Directive: Your task is to retype, word for word, the lines from the start of the data through the line holding "20810, 21040, 18800]". Do not include the pictures.

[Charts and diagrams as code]
________________

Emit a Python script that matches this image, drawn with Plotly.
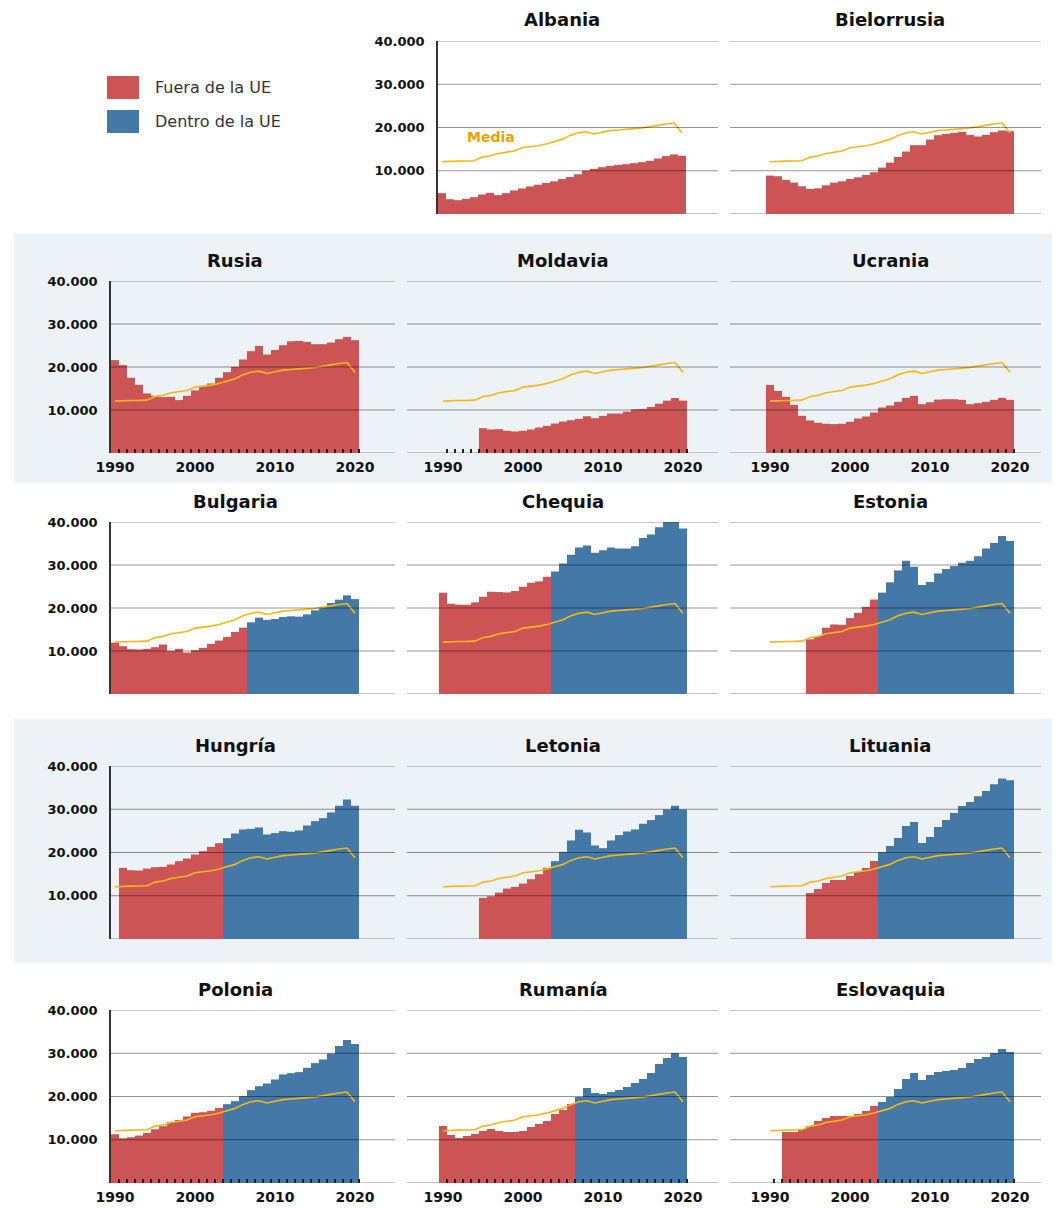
import plotly.graph_objects as go

###DATA###
anios = list(range(1990, 2021))

# Media (misma serie en todos los paneles), 1990-2020
media = [12070, 12200, 12220, 12240, 12300, 13150, 13400, 14000, 14230, 14550,
         15320, 15470, 15780, 16170, 16710, 17250, 18180, 18800, 19030, 18490,
         18880, 19270, 19420, 19500, 19730, 19880, 20120, 20500, 20810, 21040, 18800]

albania = [4820, 3420, 3190, 3500, 3890, 4510, 4900, 4360, 4820, 5450, 5910, 6380, 6770,
           7160, 7550, 8090, 8560, 9180, 10040, 10430, 10820, 11130, 11360, 11520, 11750,
           11980, 12300, 12840, 13380, 13770, 13460]
bielorrusia = [8880, 8730, 7880, 7260, 6410, 5790, 5950, 6640, 7260, 7570, 8110, 8490, 9030,
               9650, 10730, 11890, 13200, 14440, 15910, 15910, 17220, 18220, 18530, 18760,
               19000, 18300, 17920, 18300, 18920, 19310, 19150]
rusia = [21590, 20430, 17490, 15860, 13850, 13310, 13000, 13080, 12300, 13310, 14550, 15470,
         16170, 17490, 18800, 20040, 21740, 23680, 24910, 22900, 23980, 25070, 25990, 26070,
         25840, 25300, 25300, 25690, 26460, 27000, 26230]
moldavia = [5780, 5470, 5550, 5160, 5010, 5160, 5470, 5930, 6320, 6860, 7320, 7630, 7940,
            8550, 8090, 8630, 9170, 9170, 9630, 10170, 10250, 10710, 11480, 12180, 12790, 12180]
ucrania = [15830, 14440, 13050, 11200, 8650, 7570, 7030, 6800, 6720, 6800, 7260, 8030, 8490,
           9420, 10580, 11040, 11890, 12820, 13280, 11350, 11810, 12430, 12510, 12510, 12360,
           11350, 11580, 11890, 12360, 12820, 12360]
bulgaria = [11970, 11120, 10420, 10350, 10500, 10890, 11510, 10040, 10500, 9650, 10190, 10730,
            11660, 12430, 13280, 14440, 15440, 16680, 17760, 17220, 17450, 17920, 18070, 17990,
            18530, 19460, 20150, 21160, 21930, 22930, 22080]
chequia = [23550, 21000, 20770, 20770, 21310, 22630, 23780, 23710, 23630, 23940, 24940, 25870,
           26180, 27260, 28490, 30350, 32360, 34050, 34520, 32820, 33440, 34050, 33820, 33820,
           34360, 36290, 37070, 38760, 40000, 40700, 38460]
estonia = [12720, 13490, 15420, 16180, 16110, 17650, 18880, 20270, 21970, 23580, 25970, 28750,
           30980, 29590, 25360, 26050, 28050, 29060, 29750, 30520, 30980, 32060, 33830, 35140,
           36760, 35610]
hungria = [16450, 15910, 15830, 16290, 16600, 16680, 17220, 17990, 18610, 19540, 20310, 21310,
           22160, 23320, 24400, 25330, 25480, 25790, 24170, 24480, 24940, 24790, 25100, 26250,
           27260, 27950, 29270, 30810, 32280, 30810]
letonia = [9500, 9880, 10730, 11660, 12050, 12820, 13820, 14980, 16450, 17990, 20150, 22780,
           25250, 24630, 21620, 21000, 22780, 24020, 24860, 25330, 26640, 27490, 28650, 29960,
           30810, 29960]
lituania = [10640, 11560, 12950, 13640, 13640, 14570, 15490, 16420, 18030, 20100, 21500, 23350,
            26130, 27050, 22200, 23580, 25900, 27510, 29130, 30750, 31680, 33000, 34200, 35800,
            37100, 36700]
polonia = [11270, 10350, 10580, 10970, 11580, 12430, 13130, 14050, 14590, 15370, 16220, 16370,
           16680, 17370, 18220, 18920, 20080, 21470, 22390, 23010, 23940, 25100, 25410, 25640,
           26640, 27720, 28570, 29960, 31660, 33050, 32120]
rumania = [13180, 11100, 10400, 10870, 11330, 12020, 12490, 12020, 11790, 11790, 12020, 12950,
           13640, 14340, 15950, 16880, 18270, 19880, 21970, 20800, 20580, 21040, 21500, 22200,
           23120, 24050, 25430, 27510, 28900, 30060, 29130]
eslovaquia = [11790, 11790, 12490, 13180, 14340, 15030, 15490, 15490, 15490, 15950, 16650,
              17800, 18730, 19880, 21730, 24050, 25430, 23820, 24970, 25660, 25900, 26130,
              26590, 27750, 28670, 29130, 30060, 30980, 30290]

# nombre, serie, primer año, año de entrada en la UE, fila, columna
paneles = [
    ("Albania", albania, 1990, None, 0, 1),
    ("Bielorrusia", bielorrusia, 1990, None, 0, 2),
    ("Rusia", rusia, 1990, None, 1, 0),
    ("Moldavia", moldavia, 1995, None, 1, 1),
    ("Ucrania", ucrania, 1990, None, 1, 2),
    ("Bulgaria", bulgaria, 1990, 2007, 2, 0),
    ("Chequia", chequia, 1990, 2004, 2, 1),
    ("Estonia", estonia, 1995, 2004, 2, 2),
    ("Hungría", hungria, 1991, 2004, 3, 0),
    ("Letonia", letonia, 1995, 2004, 3, 1),
    ("Lituania", lituania, 1995, 2004, 3, 2),
    ("Polonia", polonia, 1990, 2004, 4, 0),
    ("Rumanía", rumania, 1990, 2007, 4, 1),
    ("Eslovaquia", eslovaquia, 1992, 2004, 4, 2),
]

###STYLE###
# the page puts the plot 8px in from the top-left corner
OFF = 8
W, H = 1060 - OFF, 1208 - OFF
FONT = "DejaVu Sans"
ROJO = "#cd5454"
AZUL = "#4479a7"
ORO = "#f7b716"
BANDA = "#edf2f7"


def px_x(x):
    return (x - OFF) / W


def px_y(y):
    return 1 - (y - OFF) / H


# page px geometry: (left, right, x of 1989.5)
columnas = {0: (111, 395, 111), 1: (407, 718, 439), 2: (730, 1041, 766)}
filas = [(41, 214), (281, 453), (522, 694), (766, 939), (1010, 1183)]
PX_ANIO = 8.0

fig = go.Figure()
shapes = []
annotations = []

# background bands on rows 2 and 4
for top, bottom in [(234, 483), (719, 963)]:
    shapes.append(dict(type="rect", xref="paper", yref="paper", x0=px_x(14), x1=1,
                       y0=px_y(bottom), y1=px_y(top), fillcolor=BANDA,
                       line_width=0, layer="below"))

for i, (nombre, serie, inicio, ue, fila, col) in enumerate(paneles):
    sx = "" if i == 0 else str(i + 1)
    xa, ya = "x" + sx, "y" + sx
    xs = list(range(inicio, inicio + len(serie)))

    fuera = [(a, v) for a, v in zip(xs, serie) if ue is None or a < ue]
    dentro = [(a, v) for a, v in zip(xs, serie) if ue is not None and a >= ue]

    fig.add_trace(go.Bar(x=[a for a, _ in fuera], y=[v for _, v in fuera], width=1,
                         marker_color=ROJO, marker_line_width=0, cliponaxis=False,
                         xaxis=xa, yaxis=ya, name="Fuera de la UE", showlegend=False))
    if dentro:
        fig.add_trace(go.Bar(x=[a for a, _ in dentro], y=[v for _, v in dentro], width=1,
                             marker_color=AZUL, marker_line_width=0, cliponaxis=False,
                             xaxis=xa, yaxis=ya, name="Dentro de la UE", showlegend=False))
    fig.add_trace(go.Scatter(x=anios, y=media, mode="lines", line=dict(color=ORO, width=1.6),
                             xaxis=xa, yaxis=ya, name="Media", showlegend=False))

    left, right, x0 = columnas[col]
    if fila == 0 and col == 1:
        left = 438
        x0 = 438
    rng = [1989.5 - (x0 - left) / PX_ANIO, 1989.5 + (right - x0) / PX_ANIO]
    top, bottom = filas[fila]
    etiquetas_x = fila in (1, 4)
    etiquetas_y = col == 0 or (fila == 0 and col == 1)

    xaxis = dict(domain=[px_x(left), px_x(right)], range=rng, anchor=ya, showgrid=False,
                 zeroline=False, showline=False, fixedrange=True, layer="above traces",
                 tickvals=[1990, 2000, 2010, 2020], ticks="",
                 showticklabels=etiquetas_x, ticklabelstandoff=4,
                 tickfont=dict(family=FONT, size=14, color="#111", weight="bold"))
    if etiquetas_x:
        xaxis["minor"] = dict(tickmode="array", tickvals=[a + 0.5 for a in anios],
                              ticks="inside", ticklen=4, tickwidth=1.5, tickcolor="#222",
                              showgrid=False)
    yaxis = dict(domain=[px_y(bottom), px_y(top)], range=[0, 40000], anchor=xa,
                 showgrid=False, zeroline=False, fixedrange=True,
                 tickvals=[10000, 20000, 30000, 40000],
                 ticktext=["10.000", "20.000", "30.000", "40.000"],
                 showticklabels=etiquetas_y, ticks="", ticklabelstandoff=9,
                 showline=etiquetas_y, linecolor="#333", linewidth=1.5,
                 tickfont=dict(family=FONT, size=13, color="#111", weight="bold"))
    fig.layout["xaxis" + sx] = xaxis
    fig.layout["yaxis" + sx] = yaxis

    # grid drawn over the bars, baseline under them
    shapes.append(dict(type="line", xref=xa + " domain", yref=ya, x0=0, x1=1, y0=0, y1=0,
                       line=dict(color="#c2c2c2", width=2), layer="below"))
    for v in [10000, 20000, 30000, 40000]:
        shapes.append(dict(type="line", xref=xa + " domain", yref=ya, x0=0, x1=1, y0=v, y1=v,
                           line=dict(color="rgba(0,0,0,0.42)", width=1), layer="above"))

    annotations.append(dict(text=f"<b>{nombre}</b>", xref=xa, x=2005, yref=ya + " domain",
                            y=1, yshift=21, showarrow=False, yanchor="middle",
                            font=dict(family=FONT, size=18, color="#111")))

annotations.append(dict(text="<b>Media</b>", xref="x", yref="y", x=1996.1, y=17700,
                        showarrow=False, font=dict(family=FONT, size=14, color="#e8a500")))

# legend
for (y0, y1), color, texto in [((76, 99), ROJO, "Fuera de la UE"),
                               ((110, 133), AZUL, "Dentro de la UE")]:
    shapes.append(dict(type="rect", xref="paper", yref="paper", x0=px_x(107), x1=px_x(139),
                       y0=px_y(y1), y1=px_y(y0), fillcolor=color, line_width=0))
    annotations.append(dict(text=texto, xref="paper", yref="paper", x=px_x(153),
                            y=px_y((y0 + y1) / 2), xanchor="left", yanchor="middle",
                            showarrow=False, font=dict(family=FONT, size=16, color="#333")))

fig.update_layout(
    width=W, height=H,
    margin=dict(l=0, r=0, t=0, b=0),
    template="none",
    paper_bgcolor="white",
    plot_bgcolor="rgba(0,0,0,0)",
    barmode="overlay",
    showlegend=False,
    shapes=shapes,
    annotations=annotations,
    font=dict(family=FONT),
)

fig.write_html("out.html")
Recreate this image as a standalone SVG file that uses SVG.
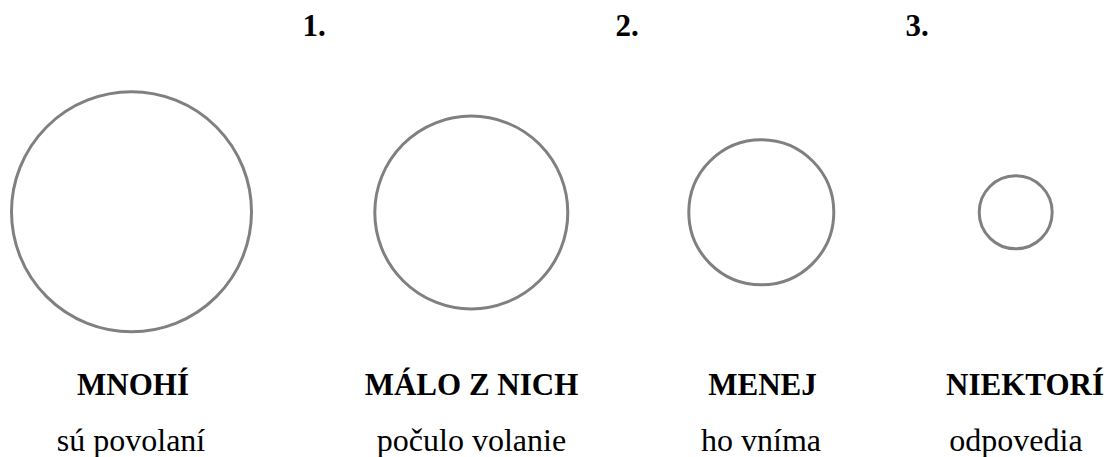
<svg xmlns="http://www.w3.org/2000/svg" width="1118" height="457" viewBox="0 0 1118 457">
<style>
.c{fill:none;stroke:#808080;stroke-width:3}
text{font-family:'Liberation Serif','Times New Roman',serif;fill:#000;text-anchor:middle}
.b{font-weight:bold;font-size:31px}
.r{font-size:32px}
</style>
<rect width="1118" height="457" fill="#fff"/>
<g id="steps">
<text class="b" x="314" y="36">1.</text>
<text class="b" x="627" y="36">2.</text>
<text class="b" x="917" y="36">3.</text>
</g>
<g id="node-mnohi">
<circle class="c" cx="131.5" cy="211.8" r="120"/>
<text class="b" x="133" y="395">MNOHÍ</text>
<text class="r" x="131" y="451">sú povolaní</text>
</g>
<g id="node-malo">
<circle class="c" cx="471.3" cy="212.5" r="96.5"/>
<text class="b" x="471.5" y="395">MÁLO Z NICH</text>
<text class="r" x="471.5" y="451">počulo volanie</text>
</g>
<g id="node-menej">
<circle class="c" cx="761.3" cy="212.3" r="72.5"/>
<text class="b" x="762.5" y="395">MENEJ</text>
<text class="r" x="761" y="451">ho vníma</text>
</g>
<g id="node-niektori">
<circle class="c" cx="1015.7" cy="212.3" r="36.5"/>
<text class="b" x="1025" y="395">NIEKTORÍ</text>
<text class="r" x="1016" y="451">odpovedia</text>
</g>
<g id="connectors"></g>
</svg>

________________

Output for this task:
Emit a Python script that matches this image, drawn with Plotly.
import plotly.graph_objects as go

###DATA###
anios = list(range(1990, 2021))

# Media (misma serie en todos los paneles), 1990-2020
media = [12070, 12200, 12220, 12240, 12300, 13150, 13400, 14000, 14230, 14550,
         15320, 15470, 15780, 16170, 16710, 17250, 18180, 18800, 19030, 18490,
         18880, 19270, 19420, 19500, 19730, 19880, 20120, 20500, 20810, 21040, 18800]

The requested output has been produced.